You remember the Saudi death wagon controversy when the Trudeau regime gave the go ahead to the sale of 15-billion dollars worth of armoured fighting vehicles to Saudi Arabia.
Well, what if those death wagons fall into the hands of the very people we've been over there fighting, radical Sunni Islamists? Justie would have a little egg on his face then, wouldn't he?
For two years now reports have been coming out about the Saudi's fiscal woes. Some say the monarchy is teetering on the edge of bankrutpcy, a function of profligate spending and low, low, low world oil prices. It's the old story - too much going out, not enough coming in. Even the IMF has predicted that the Saudi regime could be bankrupt within five years.
The Saudi royal family, the House of Saud, for whom the country is named, have managed to hold onto power thanks to what had been mountains of cash. Academics suggest that a fiscal crisis could mean the end of the monarchy and trigger anarchy and violence possibly exacerbated by Russia and Iran.
The consolidation of the Shia Belt and the destabilization of Saudi Arabia will have one of two outcomes for the Islamic State of Iraq and Syria (ISIS). In the first, it will be inevitably destroyed by the Syrian army, who will be bolstered by an increase in Russian and Iranian forces in the theater. With U.S. and Western attention being drawn towards a destabilized Saudi Arabia, the Russian Federation as well as Iran will be able to increase military operations within Syria, increasing the likelihood that Assad will remain in power and both ISIS and the Free Syrian Army will be crushed.
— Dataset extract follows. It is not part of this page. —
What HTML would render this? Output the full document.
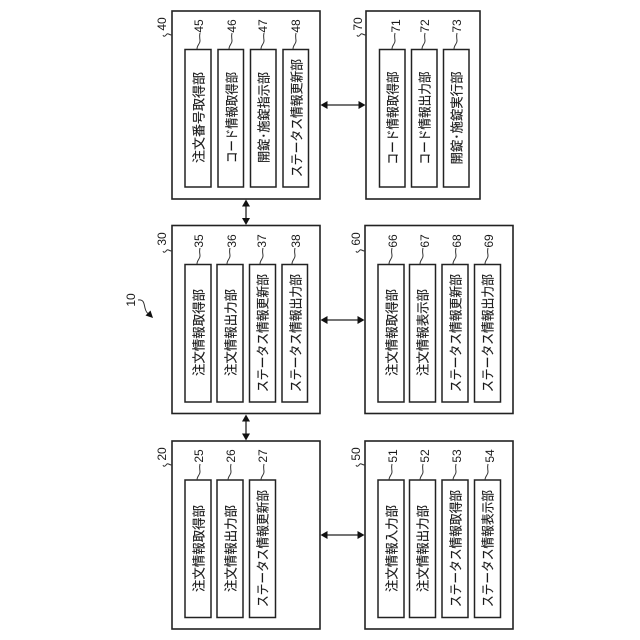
<!DOCTYPE html>
<html><head><meta charset="utf-8"><style>
html,body{margin:0;padding:0;background:#fff}
svg{display:block}
.b{fill:#fff;stroke:#222;stroke-width:1.6}
.i{fill:#fff;stroke:#222;stroke-width:1.5}
.l{fill:none;stroke:#222;stroke-width:1.3}
.s{fill:none;stroke:#333;stroke-width:1}
.h{fill:#111}
text{fill:#1a1a1a;text-anchor:middle;dominant-baseline:central}
.t{font:13px "Noto Sans CJK JP","Liberation Sans",sans-serif;stroke:#1a1a1a;stroke-width:.15}
.n{font:12px "Liberation Sans",sans-serif}
</style></head><body>
<svg width="640" height="640" viewBox="0 0 640 640" xmlns="http://www.w3.org/2000/svg">
<!-- outer boxes -->
<rect class="b" x="172" y="11" width="148" height="188"/>
<rect class="b" x="366" y="11" width="114" height="188"/>
<rect class="b" x="172" y="225.500" width="148" height="188"/>
<rect class="b" x="365" y="225.500" width="148" height="188"/>
<rect class="b" x="172" y="441" width="148" height="188"/>
<rect class="b" x="365" y="441" width="148" height="188"/>
<!-- inner boxes -->
<g class="i">
<rect x="185" y="49.500" width="26" height="137.500"/><rect x="218" y="49.500" width="25.500" height="137.500"/><rect x="250.500" y="49.500" width="25.500" height="137.500"/><rect x="283" y="49.500" width="25.500" height="137.500"/>
<rect x="379.500" y="49.500" width="25.500" height="137.500"/><rect x="411.500" y="49.500" width="25.500" height="137.500"/><rect x="443.500" y="49.500" width="25.500" height="137.500"/>
<rect x="185" y="264.500" width="26" height="137.500"/><rect x="217" y="264.500" width="26" height="137.500"/><rect x="249.500" y="264.500" width="26" height="137.500"/><rect x="282" y="264.500" width="25.500" height="137.500"/>
<rect x="378" y="264.500" width="26" height="137.500"/><rect x="409.500" y="264.500" width="26" height="137.500"/><rect x="442" y="264.500" width="26" height="137.500"/><rect x="474.500" y="264.500" width="26" height="137.500"/>
<rect x="185" y="480" width="26" height="137.500"/><rect x="217" y="480" width="26" height="137.500"/><rect x="249.500" y="480" width="26" height="137.500"/>
<rect x="378" y="480" width="26" height="137.500"/><rect x="409.500" y="480" width="26" height="137.500"/><rect x="442" y="480" width="26" height="137.500"/><rect x="474.500" y="480" width="26" height="137.500"/>
</g>
<!-- inner labels -->
<g class="t">
<text transform="translate(198 117.500) rotate(-90)" textLength="91" lengthAdjust="spacingAndGlyphs">注文番号取得部</text>
<text transform="translate(231 117.500) rotate(-90)" textLength="91" lengthAdjust="spacingAndGlyphs">コード情報取得部</text>
<text transform="translate(263 117.500) rotate(-90)" textLength="91" lengthAdjust="spacingAndGlyphs">開錠･施錠指示部</text>
<text transform="translate(296 118) rotate(-90)" textLength="118" lengthAdjust="spacingAndGlyphs">ステータス情報更新部</text>
<text transform="translate(392 118) rotate(-90)" textLength="93" lengthAdjust="spacingAndGlyphs">コード情報取得部</text>
<text transform="translate(424 118) rotate(-90)" textLength="93" lengthAdjust="spacingAndGlyphs">コード情報出力部</text>
<text transform="translate(456 118) rotate(-90)" textLength="93" lengthAdjust="spacingAndGlyphs">開錠･施錠実行部</text>
<text transform="translate(198 332.500) rotate(-90)" textLength="87" lengthAdjust="spacingAndGlyphs">注文情報取得部</text>
<text transform="translate(230 332.500) rotate(-90)" textLength="87" lengthAdjust="spacingAndGlyphs">注文情報出力部</text>
<text transform="translate(262 333) rotate(-90)" textLength="118" lengthAdjust="spacingAndGlyphs">ステータス情報更新部</text>
<text transform="translate(295 333) rotate(-90)" textLength="118" lengthAdjust="spacingAndGlyphs">ステータス情報出力部</text>
<text transform="translate(391 332.500) rotate(-90)" textLength="87" lengthAdjust="spacingAndGlyphs">注文情報取得部</text>
<text transform="translate(422 332.500) rotate(-90)" textLength="87" lengthAdjust="spacingAndGlyphs">注文情報表示部</text>
<text transform="translate(455 333) rotate(-90)" textLength="118" lengthAdjust="spacingAndGlyphs">ステータス情報更新部</text>
<text transform="translate(487 333) rotate(-90)" textLength="118" lengthAdjust="spacingAndGlyphs">ステータス情報出力部</text>
<text transform="translate(198 548.500) rotate(-90)" textLength="87" lengthAdjust="spacingAndGlyphs">注文情報取得部</text>
<text transform="translate(230 548.500) rotate(-90)" textLength="87" lengthAdjust="spacingAndGlyphs">注文情報出力部</text>
<text transform="translate(262 548.500) rotate(-90)" textLength="117" lengthAdjust="spacingAndGlyphs">ステータス情報更新部</text>
<text transform="translate(391 548.500) rotate(-90)" textLength="87" lengthAdjust="spacingAndGlyphs">注文情報入力部</text>
<text transform="translate(422 548.500) rotate(-90)" textLength="87" lengthAdjust="spacingAndGlyphs">注文情報出力部</text>
<text transform="translate(455 548.500) rotate(-90)" textLength="117" lengthAdjust="spacingAndGlyphs">ステータス情報取得部</text>
<text transform="translate(487 548.500) rotate(-90)" textLength="117" lengthAdjust="spacingAndGlyphs">ステータス情報表示部</text>
</g>
<!-- numbers -->
<g class="n">
<text transform="translate(162 24) rotate(-90)">40</text><text transform="translate(199 26) rotate(-90)">45</text><text transform="translate(232 26) rotate(-90)">46</text><text transform="translate(263 26) rotate(-90)">47</text><text transform="translate(296 26) rotate(-90)">48</text>
<text transform="translate(358 24) rotate(-90)">70</text><text transform="translate(396 26) rotate(-90)">71</text><text transform="translate(425 26) rotate(-90)">72</text><text transform="translate(457 26) rotate(-90)">73</text>
<text transform="translate(162 239) rotate(-90)">30</text><text transform="translate(199 241) rotate(-90)">35</text><text transform="translate(232 241) rotate(-90)">36</text><text transform="translate(262 241) rotate(-90)">37</text><text transform="translate(296 241) rotate(-90)">38</text>
<text transform="translate(356 239) rotate(-90)">60</text><text transform="translate(393 241) rotate(-90)">66</text><text transform="translate(425 241) rotate(-90)">67</text><text transform="translate(457 241) rotate(-90)">68</text><text transform="translate(489 241) rotate(-90)">69</text>
<text transform="translate(162 454) rotate(-90)">20</text><text transform="translate(199 456) rotate(-90)">25</text><text transform="translate(231 456) rotate(-90)">26</text><text transform="translate(263 456) rotate(-90)">27</text>
<text transform="translate(356 454) rotate(-90)">50</text><text transform="translate(393 456) rotate(-90)">51</text><text transform="translate(425 456) rotate(-90)">52</text><text transform="translate(457 456) rotate(-90)">53</text><text transform="translate(490 456) rotate(-90)">54</text>
<text transform="translate(131 300) rotate(-90)">10</text>
</g>
<!-- squiggles -->
<defs><path id="q" class="s" d="M0 0C0-4 3-5 3-8S2-12 3-16"/><path id="r" class="s" d="M0 0C-3 0-4-2-5-1S-8 3-9 0"/></defs>
<g>
<use href="#q" x="197" y="49"/><use href="#q" x="229" y="49"/><use href="#q" x="261" y="49"/><use href="#q" x="293" y="49"/>
<use href="#q" x="392" y="49"/><use href="#q" x="422" y="49"/><use href="#q" x="454" y="49"/>
<use href="#q" x="197" y="264"/><use href="#q" x="227" y="264"/><use href="#q" x="260" y="264"/><use href="#q" x="292" y="264"/>
<use href="#q" x="389" y="264"/><use href="#q" x="420" y="264"/><use href="#q" x="453" y="264"/><use href="#q" x="485" y="264"/>
<use href="#q" x="197" y="480"/><use href="#q" x="228" y="480"/><use href="#q" x="261" y="480"/>
<use href="#q" x="389" y="480"/><use href="#q" x="420" y="480"/><use href="#q" x="453" y="480"/><use href="#q" x="485" y="480"/>
<use href="#r" x="172" y="35"/><use href="#r" x="366" y="35"/><use href="#r" x="172" y="251"/><use href="#r" x="365" y="251"/><use href="#r" x="172" y="465"/><use href="#r" x="365" y="465"/>
</g>
<path class="s" d="M138 300C144 299 144 304 145 308S147 313 150 315"/>
<path class="h" d="M153 318L145.500 315.500L150.500 310.500Z"/>
<!-- connectors -->
<path class="l" d="M246 203V221M246 418V437M324 105H362M324 320H361M324 535H361"/>
<g class="h">
<path d="M246 199.500L242 206.500H250Z"/><path d="M246 225L242 218H250Z"/>
<path d="M246 414.500L242 421.500H250Z"/><path d="M246 440.500L242 433.500H250Z"/>
<path d="M320.500 105L327.500 101V109Z"/><path d="M365.500 105L358.500 101V109Z"/>
<path d="M320.500 320L327.500 316V324Z"/><path d="M364.500 320L357.500 316V324Z"/>
<path d="M320.500 535L327.500 531V539Z"/><path d="M364.500 535L357.500 531V539Z"/>
</g>
</svg>
</body></html>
The second scenario would be the rise of radical Salafism in a destabilized Saudi Arabia. With Wahhabism being one of the most popular forms of Sunni Islam in Saudi Arabia, it would seem only logical as this would be the immediate threat in the Kingdom. ISIS would undoubtedly take advantage of the destabilization of Saudi Arabia in the same manner as in Syria, Iraq, and Libya. As radical Salafism is the widely practiced form of Sunni Islam in both al-Qaeda and ISIS, it would only be a matter of time before the two powers took a more active role in the country.
Iraq and Syria have taught us what it means when al-Qaeda and ISIS take a "more active role" in a country. We can imagine what form that might take in a country where they're basically the home team.